Back in the village of Ajingare, we share some tea with the villagers. A group of men sit with us, as well as one young woman, Lil Bahadur Ohja’s daughter, Sharmila, aged 18. I relate to them Bhadra’s enterprising spirit, and they all seem interested until they hear that he is paying 17.5% interest on his loan.
“What of the future?” I ask them.
“Future?” Sharmila laughs. “The future is nothing. The future is farming. Before everything was perfect. Now we have to begin again from zero.”
It is only now that I realise what I myself am doing here. All these people have a tale they want to tell and until we arrived unannounced at their village, they had nobody to tell it to.

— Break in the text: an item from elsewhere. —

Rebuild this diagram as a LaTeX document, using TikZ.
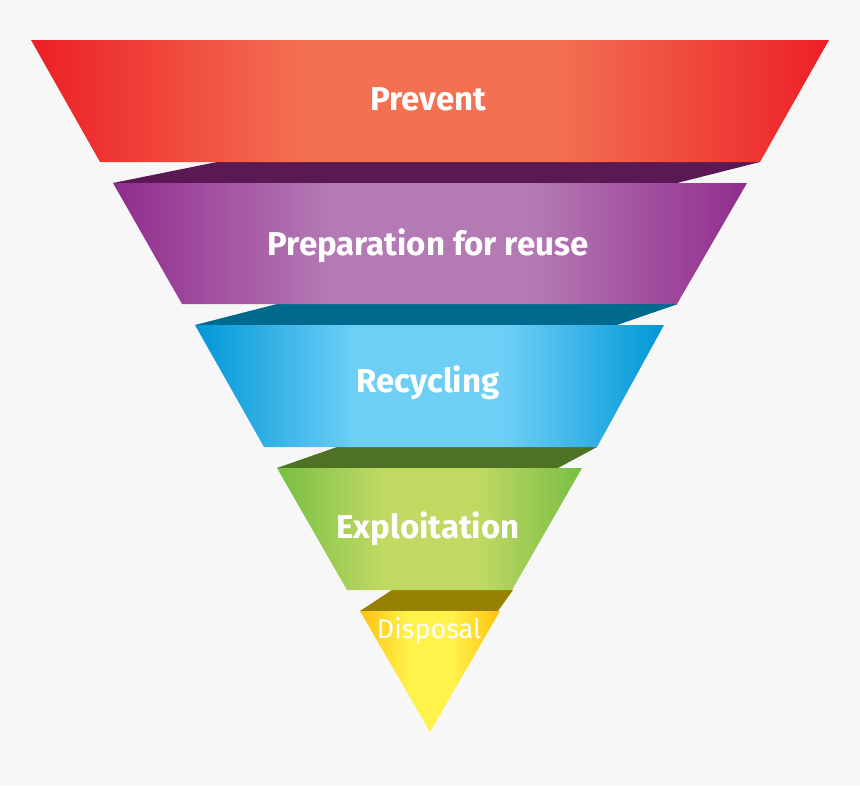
\documentclass[tikz,border=0pt]{standalone}
\usepackage{fontspec}
\usepackage{xcolor}
\usepackage{tikz}
\newfontfamily\bandfont{Fira Sans}

\definecolor{bg}{HTML}{F7F7F7}
\definecolor{redE}{HTML}{EC1F26}
\definecolor{redM}{HTML}{F37052}
\definecolor{purE}{HTML}{912C8D}
\definecolor{purM}{HTML}{B47AB4}
\definecolor{purS}{HTML}{5A1953}
\definecolor{bluE}{HTML}{0097D7}
\definecolor{bluM}{HTML}{6DCFF6}
\definecolor{bluS}{HTML}{006A8E}
\definecolor{grnE}{HTML}{78BE43}
\definecolor{grnM}{HTML}{BFD963}
\definecolor{grnS}{HTML}{4E7224}
\definecolor{yelE}{HTML}{FFC20E}
\definecolor{yelM}{HTML}{FFF24A}
\definecolor{yelS}{HTML}{968200}
\colorlet{bandL}{red}
\colorlet{bandM}{white}

% edge colour -> flat middle -> edge colour
\pgfdeclarehorizontalshading[bandL,bandM]{bandshade}{100bp}{%
  color(0bp)=(bandL); color(25bp)=(bandL); color(42bp)=(bandM);
  color(58bp)=(bandM); color(75bp)=(bandL); color(100bp)=(bandL)}

\begin{document}
\begin{tikzpicture}[
  x=1pt,y=-1pt,
  band/.style 2 args={/utils/exec={\colorlet{bandL}{#1}\colorlet{bandM}{#2}},shading=bandshade},
  shelf/.style={fill=#1},
  lbl/.style={text=white,anchor=base,inner sep=0pt,font=\bandfont\bfseries\fontsize{33}{33}\selectfont},
]
\fill[bg] (0,0) rectangle (860,785);
\useasboundingbox (0,0) rectangle (860,785);

% back faces
\path[shelf=purS] (113,183) -- (217,162) -- (760,162) -- (677,183) -- cycle;
\path[shelf=bluS] (195,325) -- (277,304) -- (678,304) -- (617,325) -- cycle;
\path[shelf=grnS] (277,468) -- (337,447) -- (597,447) -- (558,468) -- cycle;
\path[shelf=yelS] (360,611) -- (392,590) -- (513,590) -- (498,611) -- cycle;

% bands
\path[band={redE}{redM}] (31,40) -- (829,40) -- (760,162) -- (100,162) -- cycle;
\path[band={purE}{purM}] (113,183) -- (747,183) -- (677,304) -- (182,304) -- cycle;
\path[band={bluE}{bluM}] (195,325) -- (664,325) -- (597,447) -- (264,447) -- cycle;
\path[band={grnE}{grnM}] (277,468) -- (582,468) -- (512,590) -- (347,590) -- cycle;
\path[band={yelE}{yelM}] (360,611) -- (500,611) -- (430,732) -- cycle;

% labels
\node[lbl] (prevent) at (428,110) {Prevent};
\node[lbl] (reuse) at (428,255) {Preparation for reuse};
\node[lbl] (recycling) at (428,392) {Recycling};
\node[lbl] (exploit) at (428,538) {Exploitation};
\node[lbl,font=\bandfont\fontsize{27}{27}\selectfont] (disposal) at (429,638) {Disposal};
\end{tikzpicture}
\end{document}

My mind returns to Nildevi Thapliya, the old woman we had first encountered at Nuwakot a couple of days earlier.
“I want my story to be listened to,” she had said to us then. “But there are lots of stories like mine, so that nobody can hear all our stories.”
At least now their story has been told.
Mark Bibby Jackson, Nathan Horton and Jeetendra Thapa travelled to ten villages in the Kathmandu Valley from October 14-17, 2015.